Feasibility Study into Monitoring Overhead Lines Aims to Avoid Expensive Equipment Failure

Feasibility Study into Monitoring Overhead Lines Aims to Avoid Expensive Equipment Failure

Feasibility Study into Monitoring Overhead Lines Aims to Avoid Expensive Equipment Failure

Languages:

Python

Technologies:

OpenCV

Configuration Management:

git

Other:

BS EN 50128

 

Zircons client provides manufacturers of passenger trains across the world with high quality CCTV systems. As part of a project where Zircon were assisting the client with the development of their next generation CCTV system, camera’s will be mounted to the roof of trains in order to provide real-time footage of the pantograph and overhead lines.

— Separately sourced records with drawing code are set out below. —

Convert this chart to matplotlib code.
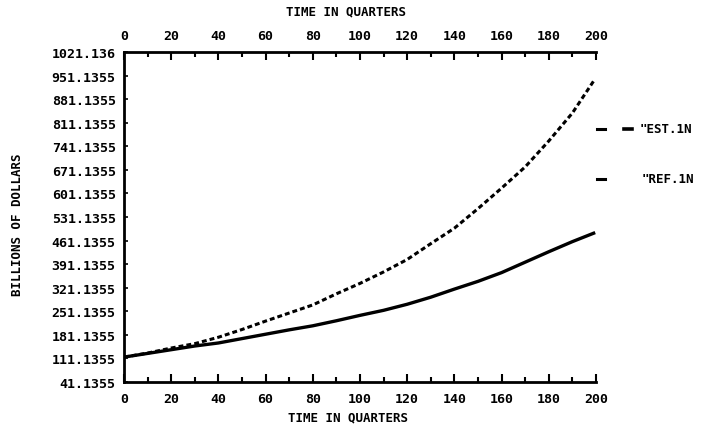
import matplotlib.pyplot as plt
from matplotlib.ticker import MultipleLocator

# quarters and series values (billions of dollars)
quarters = [0, 10, 20, 30, 40, 50, 60, 70, 80, 90, 100,
            110, 120, 130, 140, 150, 160, 170, 180, 190, 199]
est_in = [115, 127, 142, 155, 174, 197, 222, 246, 270, 303, 334,
          368, 405, 452, 498, 556, 617, 680, 757, 840, 935]
ref_in = [115, 126, 137, 148, 157, 170, 183, 196, 208, 223, 239,
          254, 272, 293, 317, 340, 366, 397, 428, 458, 483]

y_ticks = [41.1355 + 70 * i for i in range(15)]
y_labels = ["%.4f" % v for v in y_ticks[:-1]] + ["1021.136"]
x_ticks = list(range(0, 201, 20))

font = {"family": "DejaVu Sans Mono", "weight": "bold", "size": 9}
tick_font = {"family": "DejaVu Sans Mono", "weight": "bold", "size": 9.5}

fig = plt.figure(figsize=(7.07, 4.31), dpi=100)
ax = fig.add_axes([0.1754, 0.1114, 0.6676, 0.7656])

ax.plot(quarters, est_in, color="black", linewidth=2.2,
        linestyle=(0, (1.6, 1.0)), solid_capstyle="butt")
ax.plot(quarters, ref_in, color="black", linewidth=2.4)

ax.set_xlim(0, 200)
ax.set_ylim(41.1355, 1021.136)

ax.spines["right"].set_visible(False)
for s in ("left", "bottom", "top"):
    ax.spines[s].set_linewidth(2.0)

ax.set_xticks(x_ticks)
ax.set_xticklabels([str(v) for v in x_ticks], fontdict=tick_font)
ax.xaxis.set_minor_locator(MultipleLocator(10))
ax.set_yticks(y_ticks)
ax.set_yticklabels(y_labels, fontdict=tick_font)

ax.tick_params(axis="x", which="major", direction="in", length=6, width=1.5,
               top=True, labeltop=True, bottom=True, labelbottom=True, pad=7)
ax.tick_params(axis="x", which="minor", direction="in", length=3.5, width=1.5,
               top=True, bottom=True)
ax.tick_params(axis="y", which="major", direction="in", length=3, width=1.2,
               left=True, right=False, pad=6)

ax.set_xlabel("TIME IN QUARTERS", fontdict=font)
ax.xaxis.set_label_coords(0.475, -0.085)
ax.set_ylabel("BILLIONS OF DOLLARS", fontdict=font)
ax.yaxis.set_label_coords(-0.212, 0.48)
fig.text(0.489, 0.972, "TIME IN QUARTERS", ha="center", va="center", fontdict=font)

# legend entries drawn to the right of the plot
fig.add_artist(plt.Line2D([0.845, 0.856], [0.698, 0.698], color="black", linewidth=2.2))
fig.add_artist(plt.Line2D([0.882, 0.894], [0.698, 0.698], color="black", linewidth=2.6))
fig.text(0.905, 0.700, '"EST.1N', ha="left", va="center", fontdict=font)
fig.add_artist(plt.Line2D([0.845, 0.856], [0.582, 0.582], color="black", linewidth=2.2))
fig.text(0.908, 0.584, '"REF.1N', ha="left", va="center", fontdict=font)

fig.savefig("out.png", dpi=100)
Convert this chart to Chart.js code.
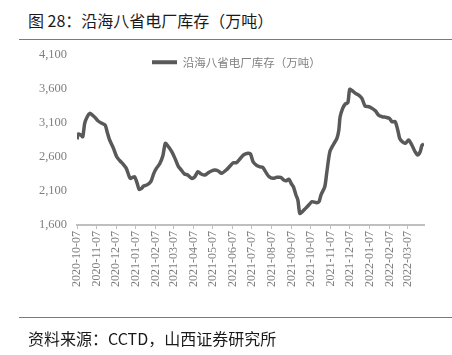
<!DOCTYPE html>
<html>
<head>
<meta charset="utf-8">
<script src="https://cdn.jsdelivr.net/npm/chart.js@4.4.1/dist/chart.umd.min.js"></script>
<style>
  html, body { margin: 0; padding: 0; background: #fff; }
  #wrap { position: relative; width: 452px; height: 355px; overflow: hidden; background: #fff; }
  #c { position: absolute; left: 0; top: 0; }
  .txt { position: absolute; font-family: 'Noto Sans CJK SC', sans-serif; font-size: 16px; line-height: 20px; color: #1a1a1a; white-space: nowrap; }
  .rule { position: absolute; left: 19px; width: 433px; height: 1px; background: #7a7a7a; }
</style>
</head>
<body>
<div id="wrap">
  <div class="txt" style="left:28px; top:10px;">图 28：沿海八省电厂库存（万吨）</div>
  <div class="rule" style="top:39px;"></div>
  <canvas id="c" width="452" height="355"></canvas>
  <div class="rule" style="top:317px;"></div>
  <div class="txt" style="left:28px; top:328px;">资料来源：CCTD，山西证券研究所</div>
</div>
<script>
// ---- data ----
const seriesName = '沿海八省电厂库存（万吨）';

const dates = [
  '2020-10-07','2020-10-09','2020-10-13','2020-10-16','2020-10-19','2020-10-23','2020-10-27','2020-10-31',
  '2020-11-04','2020-11-09','2020-11-15','2020-11-20','2020-11-23','2020-11-27',
  '2020-12-03','2020-12-08','2020-12-13','2020-12-18','2020-12-23','2020-12-29',
  '2021-01-02','2021-01-05','2021-01-09','2021-01-12','2021-01-16','2021-01-19','2021-01-24','2021-01-28','2021-01-31',
  '2021-02-04','2021-02-08','2021-02-13','2021-02-18','2021-02-22','2021-02-26',
  '2021-03-04','2021-03-09','2021-03-14','2021-03-19','2021-03-24','2021-03-29',
  '2021-04-04','2021-04-09','2021-04-14','2021-04-19','2021-04-25','2021-04-30',
  '2021-05-05','2021-05-10','2021-05-15','2021-05-21','2021-05-28',
  '2021-06-03','2021-06-08','2021-06-13','2021-06-18','2021-06-24',
  '2021-07-01','2021-07-05','2021-07-09','2021-07-14','2021-07-19','2021-07-24','2021-07-30',
  '2021-08-03','2021-08-09','2021-08-15','2021-08-21','2021-08-26','2021-08-30',
  '2021-09-03','2021-09-07','2021-09-10','2021-09-14','2021-09-17','2021-09-20','2021-09-24','2021-09-29',
  '2021-10-04','2021-10-09','2021-10-16','2021-10-20','2021-10-23','2021-10-29',
  '2021-11-01','2021-11-06','2021-11-12','2021-11-17','2021-11-20','2021-11-22','2021-11-26','2021-11-30',
  '2021-12-04','2021-12-07','2021-12-11','2021-12-16','2021-12-21','2021-12-26','2021-12-31',
  '2022-01-06','2022-01-11','2022-01-16','2022-01-21','2022-01-27',
  '2022-02-02','2022-02-07','2022-02-11','2022-02-16','2022-02-20','2022-02-23','2022-02-27',
  '2022-03-04','2022-03-09','2022-03-14','2022-03-19','2022-03-23','2022-03-27','2022-03-30','2022-04-02'
];

const stock = [
  2860,2938,2923,2898,3095,3192,3242,3217,
  3183,3129,3095,3070,2972,2850,
  2727,2604,2545,2497,2433,2286,
  2301,2310,2213,2125,2140,2173,2188,2213,2251,
  2360,2433,2497,2614,2801,2761,
  2678,2580,2467,2408,2350,2335,
  2286,2310,2384,2350,2335,2369,
  2394,2408,2398,2360,2408,
  2467,2516,2516,2565,2629,
  2654,2644,2531,2482,2457,2448,2360,
  2310,2286,2301,2301,2262,2251,
  2272,2203,2163,2041,1967,1772,1796,1845,
  1894,1943,1928,1943,2041,2163,
  2360,2678,2791,2874,2997,3192,3315,3379,
  3398,3595,3575,3536,3511,3462,3349,
  3339,3315,3280,3217,3192,
  3183,3168,3119,3119,2997,2874,2825,
  2801,2850,2776,2678,2629,2678,2776,2791
];

const tickDates = [
  '2020-10-07','2020-11-07','2020-12-07','2021-01-07','2021-02-07','2021-03-07',
  '2021-04-07','2021-05-07','2021-06-07','2021-07-07','2021-08-07','2021-09-07',
  '2021-10-07','2021-11-07','2021-12-07','2022-01-07','2022-02-07','2022-03-07'
];

const yMin = 1600, yMax = 4100, yStep = 500;

// ---- helpers ----
const DAY = 86400000;
const t0 = Date.parse(dates[0]);
const dayIndex = s => Math.round((Date.parse(s) - t0) / DAY);

const LINE_COLOR = '#595959';
const TICK_COLOR = '#7f7f7f';
const SERIF = "'Liberation Serif', 'DejaVu Serif', serif";

const legendPlacer = {
  id: 'legendPlacer',
  beforeDraw(chart) {
    const lg = chart.legend;
    if (!lg) return;
    const w = lg.right - lg.left;
    lg.left = 152;
    lg.right = 152 + w;
    lg.top = 56.5;
  }
};

new Chart(document.getElementById('c'), {
  type: 'line',
  data: {
    datasets: [{
      label: seriesName,
      data: dates.map((d, i) => ({ x: dayIndex(d), y: stock[i] })),
      borderColor: LINE_COLOR,
      backgroundColor: LINE_COLOR,
      borderWidth: 3.5,
      pointRadius: 0,
      tension: 0.25,
      fill: false
    }]
  },
  options: {
    responsive: false,
    animation: false,
    devicePixelRatio: 1,
    layout: { padding: { left: 37, right: 28, top: 55, bottom: 60 } },
    plugins: {
      tooltip: { enabled: false },
      legend: {
        position: 'chartArea',
        align: 'start',
        labels: {
          boxWidth: 25,
          boxHeight: 4,
          padding: 0,
          color: '#808080',
          font: { family: "'Noto Sans CJK SC', sans-serif", size: 11.5 },
          generateLabels(chart) {
            const items = Chart.defaults.plugins.legend.labels.generateLabels(chart);
            items.forEach(it => { it.lineWidth = 0; it.fillStyle = LINE_COLOR; });
            return items;
          }
        }
      }
    },
    scales: {
      x: {
        type: 'linear',
        min: 0,
        max: dayIndex(dates[dates.length - 1]),
        afterBuildTicks(scale) {
          scale.ticks = tickDates.map(d => ({ value: dayIndex(d) }));
        },
        afterFit(scale) { scale.height = 70; },
        grid: { display: true, drawOnChartArea: false, drawTicks: true, tickLength: 4, color: '#bfbfbf', lineWidth: 1 },
        border: { display: true, color: '#bfbfbf', width: 2 },
        ticks: {
          autoSkip: false,
          minRotation: 90,
          maxRotation: 90,
          padding: 2,
          color: TICK_COLOR,
          font: { family: SERIF, size: 12 },
          callback: (v, i) => tickDates[i]
        }
      },
      y: {
        min: yMin,
        max: yMax,
        afterFit(scale) { scale.width = 40; },
        grid: { display: false, drawTicks: false },
        border: { display: false },
        ticks: {
          stepSize: yStep,
          padding: 10,
          color: TICK_COLOR,
          font: { family: SERIF, size: 12.5 },
          callback: v => v.toLocaleString('en-US')
        }
      }
    }
  },
  plugins: [legendPlacer]
});
</script>
</body>
</html>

The part of the pantograph that makes direct contact with the overhead line is covered with a carbon shoe that conducts electricity whilst working as a form of lubricant. Due to the friction from continuous contact with the overhead lines this carbon covering wears down over time. In order to wear the surface down in an even fashion the line tracks across the pantograph from left to right in a zig zag motion.

The consequences of damage to the overhead line equipment are both expensive and far-reaching. In order to provide the end users of this new CCTV system with additional value, it was our clients desire to utilise this footage to monitor the pantograph/overhead line interface to quickly identify areas where the path of the cable is incorrect or arching is present.

In order to monitor the path of the overhead line across the pantograph Zircon carried out a feasibility study to identify the position of the point of intersection between the two surfaces in footage from the client’s camera. Upon locating the intersection, a record is made of its position, velocity and acceleration as the train travels along the track. If the software identifies that the position of the intersection has remained constant for longer than a predefined acceptable period or the velocity and/or acceleration exceeds the defined thresholds, the GPS position is recorded and an alert is raised.

Identifying occasions of arching was a simpler task. The sudden burst of light generated by the spark causes the camera to experience a sudden brightness overload, especially in darker environments, which can easily be identified by the software. As with the tracking of the overhead lines if the software detects arching the GPS position is recorded and an alert is registered. All of the alerts registered during a journey are processed upon the completion of the train’s journey and the relevant line maintainers are informed.

This system was successfully delivered to the client as part of the CCTV development project, and Zircon has subsequently provided the client with support services as they introduced and modified the system for new clients.